INFORMATION SHOWN:
+++++

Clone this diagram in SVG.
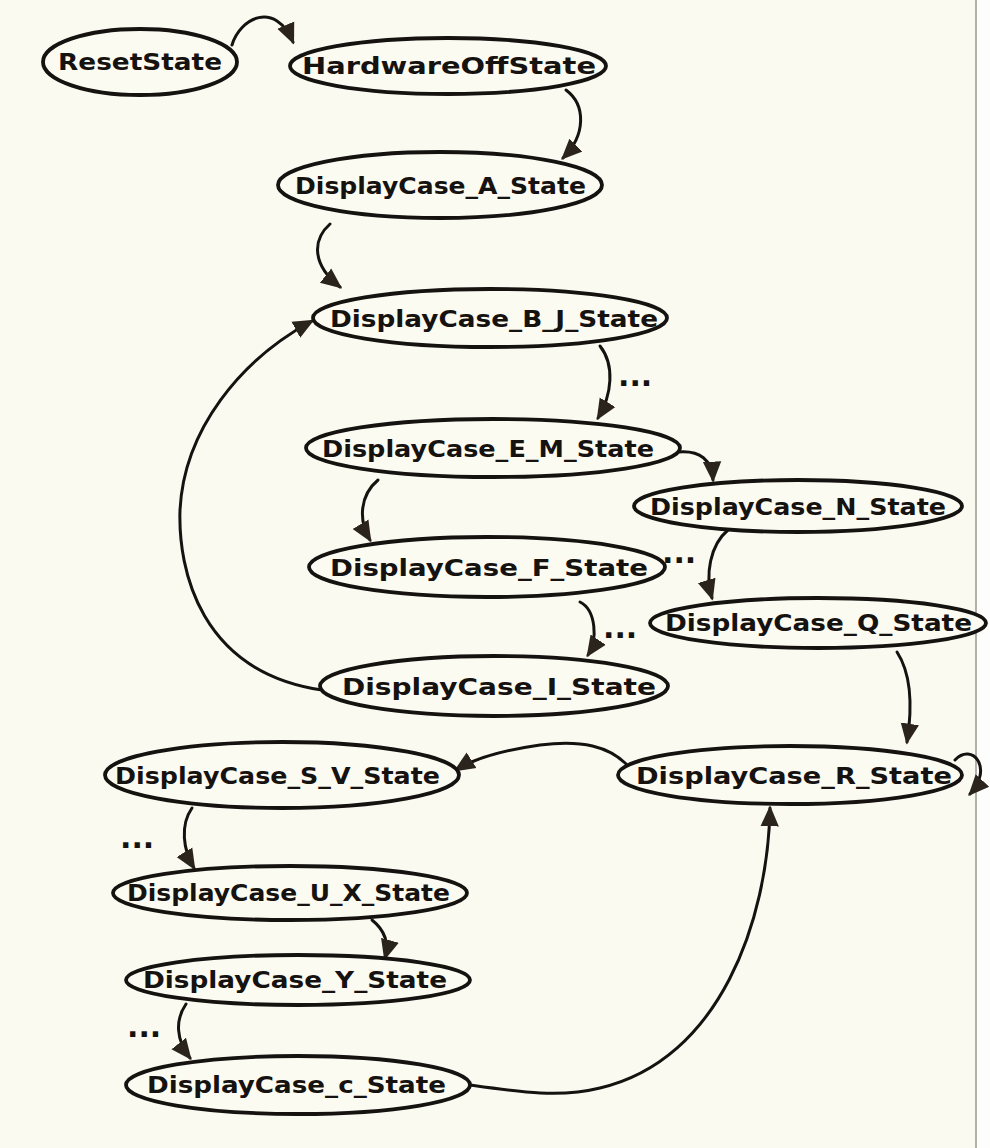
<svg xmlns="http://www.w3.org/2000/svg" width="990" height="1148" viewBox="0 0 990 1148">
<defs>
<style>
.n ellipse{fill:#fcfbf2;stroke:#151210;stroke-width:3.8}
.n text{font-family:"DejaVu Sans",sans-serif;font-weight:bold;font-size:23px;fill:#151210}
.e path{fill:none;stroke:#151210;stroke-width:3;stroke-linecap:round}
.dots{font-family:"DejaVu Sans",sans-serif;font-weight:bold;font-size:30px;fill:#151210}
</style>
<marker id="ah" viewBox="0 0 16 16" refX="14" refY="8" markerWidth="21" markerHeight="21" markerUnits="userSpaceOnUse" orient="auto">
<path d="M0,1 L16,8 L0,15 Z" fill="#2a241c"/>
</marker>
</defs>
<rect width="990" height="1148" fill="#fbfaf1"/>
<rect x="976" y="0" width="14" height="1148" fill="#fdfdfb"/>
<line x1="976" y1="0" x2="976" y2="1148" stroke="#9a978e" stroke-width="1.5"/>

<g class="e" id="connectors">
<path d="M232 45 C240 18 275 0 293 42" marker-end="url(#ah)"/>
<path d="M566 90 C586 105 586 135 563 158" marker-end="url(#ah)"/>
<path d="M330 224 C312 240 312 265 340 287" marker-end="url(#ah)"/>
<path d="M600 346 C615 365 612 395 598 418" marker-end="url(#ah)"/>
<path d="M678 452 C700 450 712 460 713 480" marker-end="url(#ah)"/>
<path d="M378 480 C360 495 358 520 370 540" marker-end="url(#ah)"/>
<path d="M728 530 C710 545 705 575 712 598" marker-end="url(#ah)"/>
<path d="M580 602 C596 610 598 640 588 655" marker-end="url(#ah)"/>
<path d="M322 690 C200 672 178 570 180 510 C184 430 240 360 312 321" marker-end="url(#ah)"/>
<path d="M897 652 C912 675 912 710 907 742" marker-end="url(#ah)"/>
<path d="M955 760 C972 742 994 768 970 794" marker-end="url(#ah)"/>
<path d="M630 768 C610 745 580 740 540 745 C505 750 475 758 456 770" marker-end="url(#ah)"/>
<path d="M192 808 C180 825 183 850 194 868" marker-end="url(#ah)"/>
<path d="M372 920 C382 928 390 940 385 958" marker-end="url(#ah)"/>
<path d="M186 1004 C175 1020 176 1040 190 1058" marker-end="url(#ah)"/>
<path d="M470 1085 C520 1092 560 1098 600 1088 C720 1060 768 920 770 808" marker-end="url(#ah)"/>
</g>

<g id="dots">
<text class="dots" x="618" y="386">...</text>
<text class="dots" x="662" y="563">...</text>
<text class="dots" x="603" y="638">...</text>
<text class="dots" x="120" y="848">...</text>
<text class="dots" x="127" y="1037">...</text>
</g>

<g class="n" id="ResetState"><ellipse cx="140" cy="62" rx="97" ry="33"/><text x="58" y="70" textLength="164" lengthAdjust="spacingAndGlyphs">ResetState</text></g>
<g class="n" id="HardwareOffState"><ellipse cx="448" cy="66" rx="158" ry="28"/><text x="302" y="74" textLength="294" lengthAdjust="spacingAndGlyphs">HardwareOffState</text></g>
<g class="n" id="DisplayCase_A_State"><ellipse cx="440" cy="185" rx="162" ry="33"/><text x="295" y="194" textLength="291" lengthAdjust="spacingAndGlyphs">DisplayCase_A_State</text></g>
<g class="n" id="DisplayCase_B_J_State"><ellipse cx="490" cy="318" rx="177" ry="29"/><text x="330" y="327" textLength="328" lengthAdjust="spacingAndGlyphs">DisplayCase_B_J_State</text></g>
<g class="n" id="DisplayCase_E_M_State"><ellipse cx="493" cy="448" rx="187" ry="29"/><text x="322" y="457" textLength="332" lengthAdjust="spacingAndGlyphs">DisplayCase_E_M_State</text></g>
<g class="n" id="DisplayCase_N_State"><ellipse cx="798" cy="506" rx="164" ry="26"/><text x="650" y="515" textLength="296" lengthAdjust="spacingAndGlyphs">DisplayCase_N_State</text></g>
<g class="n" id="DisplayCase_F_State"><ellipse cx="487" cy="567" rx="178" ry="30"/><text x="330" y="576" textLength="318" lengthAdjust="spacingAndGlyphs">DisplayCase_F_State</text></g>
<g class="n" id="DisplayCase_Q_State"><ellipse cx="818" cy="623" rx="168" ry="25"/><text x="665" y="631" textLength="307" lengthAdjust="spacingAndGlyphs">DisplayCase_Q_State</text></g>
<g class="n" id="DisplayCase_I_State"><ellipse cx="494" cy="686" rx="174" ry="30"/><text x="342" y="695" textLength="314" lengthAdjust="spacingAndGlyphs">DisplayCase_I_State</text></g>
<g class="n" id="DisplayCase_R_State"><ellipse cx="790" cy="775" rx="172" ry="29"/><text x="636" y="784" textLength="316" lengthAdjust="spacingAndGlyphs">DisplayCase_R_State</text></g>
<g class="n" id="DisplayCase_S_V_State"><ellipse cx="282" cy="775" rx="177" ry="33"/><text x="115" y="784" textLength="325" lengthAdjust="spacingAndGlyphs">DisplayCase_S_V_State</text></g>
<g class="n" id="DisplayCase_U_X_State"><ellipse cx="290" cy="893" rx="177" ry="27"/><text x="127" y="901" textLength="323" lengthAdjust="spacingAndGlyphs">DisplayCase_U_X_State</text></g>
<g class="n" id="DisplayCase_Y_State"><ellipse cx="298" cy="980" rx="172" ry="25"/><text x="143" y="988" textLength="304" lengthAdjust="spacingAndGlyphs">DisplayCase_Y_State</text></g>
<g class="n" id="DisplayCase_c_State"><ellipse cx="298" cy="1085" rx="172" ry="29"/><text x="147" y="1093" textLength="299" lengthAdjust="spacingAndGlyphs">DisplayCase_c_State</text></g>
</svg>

+++++

TASK DETAILS: Copy the material shown above in full and exactly. Skip the pictures.

EXERCISE RESULT:
Clone this diagram in SVG.
<svg xmlns="http://www.w3.org/2000/svg" width="990" height="1148" viewBox="0 0 990 1148">
<defs>
<style>
.n ellipse{fill:#fcfbf2;stroke:#151210;stroke-width:3.8}
.n text{font-family:"DejaVu Sans",sans-serif;font-weight:bold;font-size:23px;fill:#151210}
.e path{fill:none;stroke:#151210;stroke-width:3;stroke-linecap:round}
.dots{font-family:"DejaVu Sans",sans-serif;font-weight:bold;font-size:30px;fill:#151210}
</style>
<marker id="ah" viewBox="0 0 16 16" refX="14" refY="8" markerWidth="21" markerHeight="21" markerUnits="userSpaceOnUse" orient="auto">
<path d="M0,1 L16,8 L0,15 Z" fill="#2a241c"/>
</marker>
</defs>
<rect width="990" height="1148" fill="#fbfaf1"/>
<rect x="976" y="0" width="14" height="1148" fill="#fdfdfb"/>
<line x1="976" y1="0" x2="976" y2="1148" stroke="#9a978e" stroke-width="1.5"/>

<g class="e" id="connectors">
<path d="M232 45 C240 18 275 0 293 42" marker-end="url(#ah)"/>
<path d="M566 90 C586 105 586 135 563 158" marker-end="url(#ah)"/>
<path d="M330 224 C312 240 312 265 340 287" marker-end="url(#ah)"/>
<path d="M600 346 C615 365 612 395 598 418" marker-end="url(#ah)"/>
<path d="M678 452 C700 450 712 460 713 480" marker-end="url(#ah)"/>
<path d="M378 480 C360 495 358 520 370 540" marker-end="url(#ah)"/>
<path d="M728 530 C710 545 705 575 712 598" marker-end="url(#ah)"/>
<path d="M580 602 C596 610 598 640 588 655" marker-end="url(#ah)"/>
<path d="M322 690 C200 672 178 570 180 510 C184 430 240 360 312 321" marker-end="url(#ah)"/>
<path d="M897 652 C912 675 912 710 907 742" marker-end="url(#ah)"/>
<path d="M955 760 C972 742 994 768 970 794" marker-end="url(#ah)"/>
<path d="M630 768 C610 745 580 740 540 745 C505 750 475 758 456 770" marker-end="url(#ah)"/>
<path d="M192 808 C180 825 183 850 194 868" marker-end="url(#ah)"/>
<path d="M372 920 C382 928 390 940 385 958" marker-end="url(#ah)"/>
<path d="M186 1004 C175 1020 176 1040 190 1058" marker-end="url(#ah)"/>
<path d="M470 1085 C520 1092 560 1098 600 1088 C720 1060 768 920 770 808" marker-end="url(#ah)"/>
</g>

<g id="dots">
<text class="dots" x="618" y="386">...</text>
<text class="dots" x="662" y="563">...</text>
<text class="dots" x="603" y="638">...</text>
<text class="dots" x="120" y="848">...</text>
<text class="dots" x="127" y="1037">...</text>
</g>

<g class="n" id="ResetState"><ellipse cx="140" cy="62" rx="97" ry="33"/><text x="58" y="70" textLength="164" lengthAdjust="spacingAndGlyphs">ResetState</text></g>
<g class="n" id="HardwareOffState"><ellipse cx="448" cy="66" rx="158" ry="28"/><text x="302" y="74" textLength="294" lengthAdjust="spacingAndGlyphs">HardwareOffState</text></g>
<g class="n" id="DisplayCase_A_State"><ellipse cx="440" cy="185" rx="162" ry="33"/><text x="295" y="194" textLength="291" lengthAdjust="spacingAndGlyphs">DisplayCase_A_State</text></g>
<g class="n" id="DisplayCase_B_J_State"><ellipse cx="490" cy="318" rx="177" ry="29"/><text x="330" y="327" textLength="328" lengthAdjust="spacingAndGlyphs">DisplayCase_B_J_State</text></g>
<g class="n" id="DisplayCase_E_M_State"><ellipse cx="493" cy="448" rx="187" ry="29"/><text x="322" y="457" textLength="332" lengthAdjust="spacingAndGlyphs">DisplayCase_E_M_State</text></g>
<g class="n" id="DisplayCase_N_State"><ellipse cx="798" cy="506" rx="164" ry="26"/><text x="650" y="515" textLength="296" lengthAdjust="spacingAndGlyphs">DisplayCase_N_State</text></g>
<g class="n" id="DisplayCase_F_State"><ellipse cx="487" cy="567" rx="178" ry="30"/><text x="330" y="576" textLength="318" lengthAdjust="spacingAndGlyphs">DisplayCase_F_State</text></g>
<g class="n" id="DisplayCase_Q_State"><ellipse cx="818" cy="623" rx="168" ry="25"/><text x="665" y="631" textLength="307" lengthAdjust="spacingAndGlyphs">DisplayCase_Q_State</text></g>
<g class="n" id="DisplayCase_I_State"><ellipse cx="494" cy="686" rx="174" ry="30"/><text x="342" y="695" textLength="314" lengthAdjust="spacingAndGlyphs">DisplayCase_I_State</text></g>
<g class="n" id="DisplayCase_R_State"><ellipse cx="790" cy="775" rx="172" ry="29"/><text x="636" y="784" textLength="316" lengthAdjust="spacingAndGlyphs">DisplayCase_R_State</text></g>
<g class="n" id="DisplayCase_S_V_State"><ellipse cx="282" cy="775" rx="177" ry="33"/><text x="115" y="784" textLength="325" lengthAdjust="spacingAndGlyphs">DisplayCase_S_V_State</text></g>
<g class="n" id="DisplayCase_U_X_State"><ellipse cx="290" cy="893" rx="177" ry="27"/><text x="127" y="901" textLength="323" lengthAdjust="spacingAndGlyphs">DisplayCase_U_X_State</text></g>
<g class="n" id="DisplayCase_Y_State"><ellipse cx="298" cy="980" rx="172" ry="25"/><text x="143" y="988" textLength="304" lengthAdjust="spacingAndGlyphs">DisplayCase_Y_State</text></g>
<g class="n" id="DisplayCase_c_State"><ellipse cx="298" cy="1085" rx="172" ry="29"/><text x="147" y="1093" textLength="299" lengthAdjust="spacingAndGlyphs">DisplayCase_c_State</text></g>
</svg>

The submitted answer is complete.